Ini termasuk mengatur waktu layar, menjaga privasi online, memahami risiko
cyberbullying, game online yang berbahaya hingga judi online yang bisa membunuh.
Namun seberapa kuat orang tua mendidik jika negara tak hadir dalam menjaga
ketahanan keluarga, hanya akan menjadi cerita kosong belaka. Ketahanan keluarga
tidak akan mampu terbangun jika negara juga tidak menjadi negara yang mampu
menjadi perisai untuk melindungi keluarga. Negara memiliki peran yang sangat
penting dalam menyelesaikan berbagai problematika anak melalui kebijakan,
program, dan tindakan yang komprehensif. Penegakan hukum yang tegas dan juga
ketakwaan para penegak hukum menjadi satu indikator utama keadilan bisa
ditegakkan, pemerintahan yang bersih dan tidak ikut bermain dalam kekisruhan
masalah-masalah yang menimpa anak akan mampu mengurangi problematika yang
terjadi pada anak saat ini. Mari membayangkan sebuah negara di mana setiap anak
mendapatkan pendidikan yang berkualitas, akses kesehatan yang memadai, dan
tumbuh tanpa rasa takut akan kekerasan atau eksploitasi, tidak mengalami
kecanduan apapun dan tumbuh dengan bahagia. Ini bukan hanya impian, tetapi
tujuan yang dapat kita capai bersama.

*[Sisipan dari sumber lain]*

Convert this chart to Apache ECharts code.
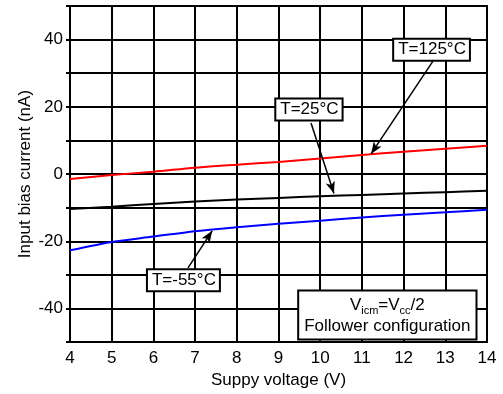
<!DOCTYPE html>
<html><head><meta charset="utf-8">
<script src="https://cdn.jsdelivr.net/npm/echarts@6/dist/echarts.min.js"></script>
<style>html,body{margin:0;padding:0;background:#fff}#c{width:503px;height:394px}</style>
</head><body><div id="c"></div>
<script>
const supplyVoltage = [4, 5, 6, 7, 8, 9, 10, 11, 12, 13, 14];
const ib125 = [-1.5, -0.3, 0.7, 1.9, 2.8, 3.6, 4.6, 5.7, 6.6, 7.5, 8.4];
const ib25 = [-10.4, -9.7, -8.9, -8.2, -7.6, -7.1, -6.6, -6.2, -5.8, -5.4, -5.0];
const ibm55 = [-22.7, -20.2, -18.6, -17.0, -15.8, -14.8, -13.9, -12.9, -12.1, -11.4, -10.6];
const xTicks = [4, 5, 6, 7, 8, 9, 10, 11, 12, 13, 14];
const yTickLabels = [-40, -20, 0, 20, 40];
const seriesNames = ['T=125°C', 'T=25°C', 'T=-55°C'];

const FONT = 'Liberation Sans, Arial, sans-serif';
const pair = (xs, ys) => xs.map((x, i) => [x, ys[i]]);

function arrow(from, to) {
  return [{ coord: from }, { coord: to }];
}
function tag(text, at) {
  return {
    coord: at, value: text,
    label: {
      show: true, position: 'inside', formatter: text,
      color: '#000', fontFamily: FONT, fontSize: 17,
      backgroundColor: '#fff', borderColor: '#000', borderWidth: 2,
      padding: [2, 3, 1, 4]
    }
  };
}
function mk(name, data, color, tagPos, arrFrom, arrTo) {
  return {
    name, type: 'line', data, smooth: 0.3, showSymbol: false, silent: true,
    lineStyle: { color, width: 2 }, itemStyle: { color }, z: 3,
    markLine: {
      silent: true, symbol: ['none', 'arrow'], symbolSize: [7, 12],
      lineStyle: { color: '#000', width: 1.5, type: 'solid' },
      label: { show: false }, z: 4,
      data: [arrow(arrFrom, arrTo)]
    },
    markPoint: {
      silent: true, symbol: 'rect', symbolSize: 0, z: 5,
      data: [tag(name, tagPos)]
    }
  };
}

const chart = echarts.init(document.getElementById('c'), null, { renderer: 'canvas' });
chart.setOption({
  animation: false,
  backgroundColor: '#fff',
  grid: { left: 70, right: 16, top: 6, bottom: 49, show: true, borderColor: '#000', borderWidth: 2, backgroundColor: 'transparent' },
  xAxis: {
    type: 'value', min: xTicks[0], max: xTicks[xTicks.length - 1], interval: 1,
    name: 'Suppy voltage (V)', nameLocation: 'middle', nameGap: 27,
    nameTextStyle: { color: '#000', fontFamily: FONT, fontSize: 17 },
    axisLine: { show: true, lineStyle: { color: '#000', width: 2 } },
    axisTick: { show: false },
    axisLabel: { color: '#000', fontFamily: FONT, fontSize: 17, margin: 8 },
    splitLine: { show: true, lineStyle: { color: '#000', width: 2 } }
  },
  yAxis: {
    type: 'value', min: -50, max: 50, interval: 10,
    name: 'Input bias current (nA)', nameLocation: 'middle', nameGap: 36, nameMoveOverlap: false,
    nameTextStyle: { color: '#000', fontFamily: FONT, fontSize: 17 },
    axisLine: { show: true, lineStyle: { color: '#000', width: 2 } },
    axisTick: { show: true, length: 4, lineStyle: { color: '#000', width: 2 } },
    axisLabel: {
      color: '#000', fontFamily: FONT, fontSize: 17, margin: 7,
      formatter: v => yTickLabels.includes(v) ? String(v) : ''
    },
    splitLine: { show: true, lineStyle: { color: '#000', width: 2 } }
  },
  series: [
    mk(seriesNames[0], pair(supplyVoltage, ib125), '#ff0000', [12.67, 37.0], [12.70, 33.5], [11.22, 6.0]),
    mk(seriesNames[1], pair(supplyVoltage, ib25), '#000000', [9.73, 19.2], [9.78, 15.2], [10.33, -5.8]),
    mk(seriesNames[2], pair(supplyVoltage, ibm55), '#0000ff', [6.72, -31.6], [6.83, -27.9], [7.41, -16.9]),
    {
      type: 'scatter', data: [], silent: true,
      markPoint: {
        silent: true, symbol: 'rect', symbolSize: 0, z: 5,
        data: [{
          coord: [11.61, -41.9], value: 'cond',
          label: {
            show: true, position: 'inside', align: 'center',
            formatter: 'V{sub|icm}=V{sub|cc}/2\nFollower configuration',
            color: '#000', fontFamily: FONT, fontSize: 17, lineHeight: 21,
            backgroundColor: '#fff', borderColor: '#000', borderWidth: 2,
            padding: [3, 5, 2, 5],
            rich: { sub: { fontFamily: FONT, fontSize: 11, color: '#000', lineHeight: 21, padding: [12, 0, 0, 0] } }
          }
        }]
      }
    }
  ]
});
</script></body></html>
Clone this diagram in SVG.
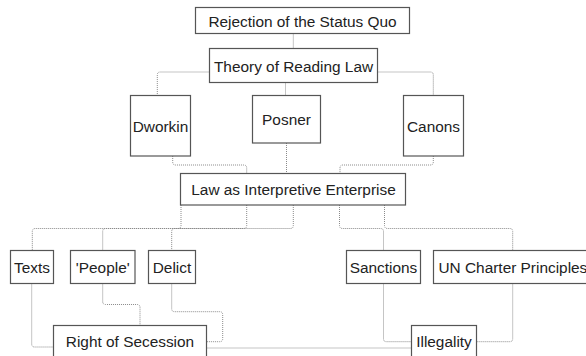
<svg xmlns="http://www.w3.org/2000/svg" width="586" height="356" viewBox="0 0 586 356">
<style>
.box{fill:#fff;stroke:#555;stroke-width:1.2}
.lbl{font-family:"Liberation Sans",Arial,sans-serif;font-size:15.4px;fill:#222;text-anchor:middle}
.st{text-anchor:start}
.con path{fill:none;stroke:#8a8a8a;stroke-width:1;stroke-dasharray:1 1}
</style>
<rect width="586" height="356" fill="#fff"/>
<g class="con" id="connectors">
<path d="M293.3,33.5 V48.5"/>
<path d="M209.5,72 H160.3 Q157.3,72 157.3,75 V95.5"/>
<path d="M377.5,72 H430.3 Q433.3,72 433.3,75 V95.5"/>
<path d="M285.5,82.5 V95.5"/>
<path d="M172.7,156 V162 Q172.7,165 175.7,165 H243.7 Q246.7,165 246.7,168 V173.5"/>
<path d="M286.5,143 V173.5"/>
<path d="M433.3,156 V162 Q433.3,165 430.3,165 H343 Q340,165 340,168 V173.5"/>
<path d="M181,205 V225.5 Q181,228.5 178,228.5 H35.3 Q32.3,228.5 32.3,231.5 V250.5"/>
<path d="M246.7,205 V225.5 Q246.7,228.5 243.7,228.5 H105.7 Q102.7,228.5 102.7,231.5 V250.5"/>
<path d="M293.3,205 V225.5 Q293.3,228.5 290.3,228.5 H174.7 Q171.7,228.5 171.7,231.5 V250.5"/>
<path d="M339.5,205 V225.5 Q339.5,228.5 342.5,228.5 H380.5 Q383.5,228.5 383.5,231.5 V250.5"/>
<path d="M384.5,205 V225.5 Q384.5,228.5 387.5,228.5 H509.7 Q512.7,228.5 512.7,231.5 V250.5"/>
<path d="M31.7,283.5 V344 Q31.7,347 34.7,347 H53.5"/>
<path d="M102.7,283.5 V301.5 Q102.7,304.5 105.7,304.5 H137 Q140,304.5 140,307.5 V325.5"/>
<path d="M171.7,283.5 V308.7 Q171.7,311.7 174.7,311.7 H219.7 Q222.7,311.7 222.7,314.7 V338.7 Q222.7,341.7 219.7,341.7 H206.5"/>
<path d="M383.5,283.5 V338.7 Q383.5,341.7 386.5,341.7 H411.5"/>
<path d="M512.7,283.5 V338.7 Q512.7,341.7 509.7,341.7 H476.5"/>
<path d="M206.5,348 H411.5"/>
</g>
<g id="rejection"><rect class="box" x="195.5" y="7.5" width="214" height="26"/><text class="lbl" x="302.5" y="26.5">Rejection of the Status Quo</text></g>
<g id="theory"><rect class="box" x="209.5" y="48.5" width="168" height="34"/><text class="lbl" x="293.5" y="71.5">Theory of Reading Law</text></g>
<g id="dworkin"><rect class="box" x="130.5" y="95.5" width="60" height="60.5"/><text class="lbl" x="160.5" y="131.5">Dworkin</text></g>
<g id="posner"><rect class="box" x="252.5" y="95.5" width="68" height="47.5"/><text class="lbl" x="286.5" y="125">Posner</text></g>
<g id="canons"><rect class="box" x="403.5" y="95.5" width="60" height="60.5"/><text class="lbl" x="433.5" y="131.5">Canons</text></g>
<g id="law"><rect class="box" x="180.5" y="173.5" width="225" height="31.5"/><text class="lbl" x="293.5" y="195">Law as Interpretive Enterprise</text></g>
<g id="texts"><rect class="box" x="10.5" y="250.5" width="43" height="33"/><text class="lbl" x="32" y="272.5">Texts</text></g>
<g id="people"><rect class="box" x="70.5" y="250.5" width="64.5" height="33"/><text class="lbl" x="102.75" y="272.5">'People'</text></g>
<g id="delict"><rect class="box" x="148.5" y="250.5" width="47" height="33"/><text class="lbl" x="172" y="272.5">Delict</text></g>
<g id="sanctions"><rect class="box" x="346.5" y="250.5" width="74" height="33"/><text class="lbl" x="383.5" y="272.5">Sanctions</text></g>
<g id="uncharter"><rect class="box" x="433.5" y="250.5" width="160" height="33"/><text class="lbl st" x="438.5" y="272.5">UN Charter Principles</text></g>
<g id="secession"><rect class="box" x="53.5" y="325.5" width="153" height="34"/><text class="lbl" x="130" y="346.5">Right of Secession</text></g>
<g id="illegality"><rect class="box" x="411.5" y="325.5" width="65" height="34"/><text class="lbl" x="444" y="346.5">Illegality</text></g>
</svg>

Komitmen yang kuat dari orang tua,
dukungan penuh dari masyarakat, serta kebijakan dan tindakan nyata dari
pemerintah, akan mampu menciptakan lingkungan yang aman dan mendukung bagi
setiap anak. Dalam semangat Hari Anak Nasional, mari kita berkolaborasi untuk
membangun masa depan yang lebih cerah dan penuh harapan bagi generasi penerus
kita. Setiap langkah kecil yang kita ambil hari ini akan memberikan dampak
besar bagi kesejahteraan anak-anak kita di masa mendatang.